Моя официальная деятельность вновь потекла по обычному руслу. Мне пришлось побеседовать с главой департамента по экономическим делам М. Ольшевским, чтобы выяснить его точку зрения в отношении переговоров, которые следовало бы начать, чтобы решить многочисленные экономические проблемы, возникшие в связи с созданием польского государства.
После того как обстановка на польском фронте вновь успокоилась, настал благоприятный для меня момент, когда я мог бы освободиться от выполнения столь трудной миссии в Варшаве. Уже весной я стал настаивать в Берлине, что в Варшаву следует назначить постоянного посланника. МИД в принципе не возражал, однако восстание Корфанти привело взаимные германо-польские отношения к точке замерзания. Но когда я повторил свою просьбу, герр фон Шоен получил назначение и прибыл в Варшаву. Я представил его всюду, а сам взял отпуск. Министр иностранных дел Польши устроил в мою честь очень приятный прощальный завтрак, и я по крайней мере имел удовольствие завести нескольких близких друзей, после чего мы с женой поспешили прочь из Варшавы - или, скорее, попытались это сделать. Но до самого последнего момента Варшава, казалось, не желала выпускать нас из своих объятий: разразилась забастовка железнодорожников, и нам пришлось на день-два отложить отъезд. И вот наконец со вздохом облегчения мы покинули варшавский вокзал.

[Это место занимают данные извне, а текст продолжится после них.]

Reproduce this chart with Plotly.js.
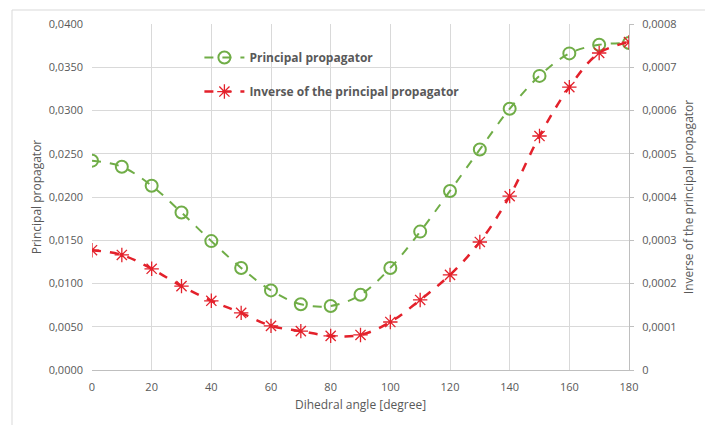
<!DOCTYPE html>
<html>
<head>
<meta charset="utf-8">
<script src="https://cdn.plot.ly/plotly-3.0.1.min.js"></script>
<style>html,body{margin:0;padding:0;background:#fff;}#chart{width:705px;height:425px;}</style>
</head>
<body>
<div id="chart"></div>
<script>
const angles = [0,10,20,30,40,50,60,70,80,90,100,110,120,130,140,150,160,170,180];
const principal = [0.0242,0.0235,0.0213,0.0182,0.0149,0.0118,0.0092,0.0076,0.0074,0.0087,0.0118,0.0160,0.0207,0.0255,0.0302,0.0340,0.0366,0.0376,0.0378];
const inverse = [0.000277,0.000266,0.000234,0.000194,0.000160,0.000132,0.000102,0.000090,0.000079,0.000081,0.000111,0.000162,0.000220,0.000296,0.000402,0.000541,0.000654,0.000733,0.000758];
const leftTicks = [0,0.005,0.01,0.015,0.02,0.025,0.03,0.035,0.04];
const leftTickText = ['0,0000','0,0050','0,0100','0,0150','0,0200','0,0250','0,0300','0,0350','0,0400'];
const rightTicks = [0,0.0001,0.0002,0.0003,0.0004,0.0005,0.0006,0.0007,0.0008];
const rightTickText = ['0','0,0001','0,0002','0,0003','0,0004','0,0005','0,0006','0,0007','0,0008'];

const green = '#70AD47';
const red = '#E3212B';
const fontFam = '"Open Sans", "Liberation Sans", sans-serif';

const traces = [
  {x: angles, y: principal, name: 'Principal propagator', type: 'scatter', mode: 'lines+markers',
   legendgroup: 'a',
   line: {color: green, width: 2, dash: 'dash', shape: 'spline'},
   marker: {symbol: 'circle-open', size: 12, color: green, line: {width: 2, color: green}}},
  {x: angles, y: inverse, name: 'Inverse of the principal propagator', type: 'scatter', mode: 'lines+markers',
   legendgroup: 'b', yaxis: 'y2',
   line: {color: red, width: 2.5, dash: 'dash', shape: 'spline'},
   marker: {symbol: 'asterisk-open', size: 12, color: red, line: {width: 1.3, color: red}}}
];

const x0 = (12-92)/537, y1 = (370-10)/346;
const layout = {
  width: 705, height: 425,
  margin: {l: 92, r: 76, t: 24, b: 55},
  paper_bgcolor: '#fff', plot_bgcolor: '#fff',
  font: {family: fontFam, size: 11, color: '#595959'},
  showlegend: true,
  legend: {x: 0.2, y: 0.945, xanchor: 'left', yanchor: 'top', bgcolor: 'rgba(255,255,255,0)',
           traceorder: 'grouped', tracegroupgap: 15, itemwidth: 40,
           font: {family: fontFam, size: 12, color: '#595959', weight: 'bold'}},
  xaxis: {range: [0, 180], tickvals: [0,20,40,60,80,100,120,140,160,180], showgrid: true,
          gridcolor: '#d9d9d9', zeroline: false, showline: true, linecolor: '#bfbfbf',
          ticks: '', ticklabelstandoff: 7, tickfont: {size: 11, color: '#595959'},
          title: {text: 'Dihedral angle [degree]', font: {size: 12, color: '#595959'}, standoff: 7}},
  yaxis: {range: [0, 0.04], tickvals: leftTicks, ticktext: leftTickText, showgrid: true,
          gridcolor: '#d9d9d9', zeroline: false, showline: false, ticks: '', ticklabelstandoff: 8,
          tickfont: {size: 11, color: '#595959'},
          title: {text: 'Principal propagator', font: {size: 12, color: '#595959'}, standoff: 4}},
  yaxis2: {range: [0, 0.0008], tickvals: rightTicks, ticktext: rightTickText, overlaying: 'y', side: 'right',
           showgrid: false, zeroline: false, showline: true, linecolor: '#bfbfbf', ticks: 'outside',
           ticklen: 4, tickcolor: '#bfbfbf', ticklabelstandoff: 6, tickfont: {size: 11, color: '#595959'},
           title: {text: 'Inverse of the principal propagator', font: {size: 12, color: '#595959'}, standoff: 8}},
  shapes: [{type: 'rect', xref: 'paper', yref: 'paper', x0: x0, x1: 2, y0: -1, y1: y1,
            line: {color: '#d9d9d9', width: 1}, fillcolor: 'rgba(0,0,0,0)', layer: 'below'}]
};
Plotly.newPlot('chart', traces, layout, {displayModeBar: false, staticPlot: true});
</script>
</body>
</html>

Польский отдел, 1921-1922 гг.
После возвращения в Берлин в октябре 1921 года мне сообщили, что меня ждет новое и важное назначение. Мне предстояло стать шефом польского отдела - самого крупного и оживленного, в котором работали тридцать или сорок сотрудников, большинству из которых пришлось иметь дело с событиями в Верхней Силезии. Это назначение означало повышение по службе и могло рассматриваться в качестве награды за мою работу в Варшаве. Но Польша меня бесконечно измотала, я устал от решения этой трудной задачи - поддержания наших отношений с нею, от всех связанных с этим расстройств и отрицательных эмоций. Раны, нанесенные нашей восточной границе, до сих пор кровоточили, а теперь ту же операцию приходилось осуществлять еще и в Силезии. Однако другого выбора у меня не было, кроме как взвалить на свои плечи решение этой трудной проблемы и сделать все, что в моих силах, чтобы помочь своей стране.
За последний год обстановка в МИДе несколько нормализовалась. Герр фон Ханель занимал пост статс-секретаря по иностранным делам. Это был карьерный дипломат и потомок известной династии промышленников, человек дружелюбный, лишенный каких-либо страстей или амбиций в политике, но очень увлеченный веселой светской жизнью. А в качестве шефа Восточного отдела МИД пользовался услугами старого, уважаемого хлеботорговца герра Берендта, который, однако, вскоре вернулся к частной жизни, а на его место была назначена динамичная личность - Мальтзан.
Польская пресса строила догадки относительно того, что стоит за назначением "умеренного" г-на фон Дирк-сена в паре с активным бароном фон Мальтзаном? Никакого зловещего заговора за этим назначением, конечно, не стояло. Это был достаточно рутинный вопрос, относившийся к компетенции личного отдела, и то, что Мальтзан стал проводить свой собственный курс в восточной политике, стало для МИДа столь же большой неожиданностью, как и для всего остального мира.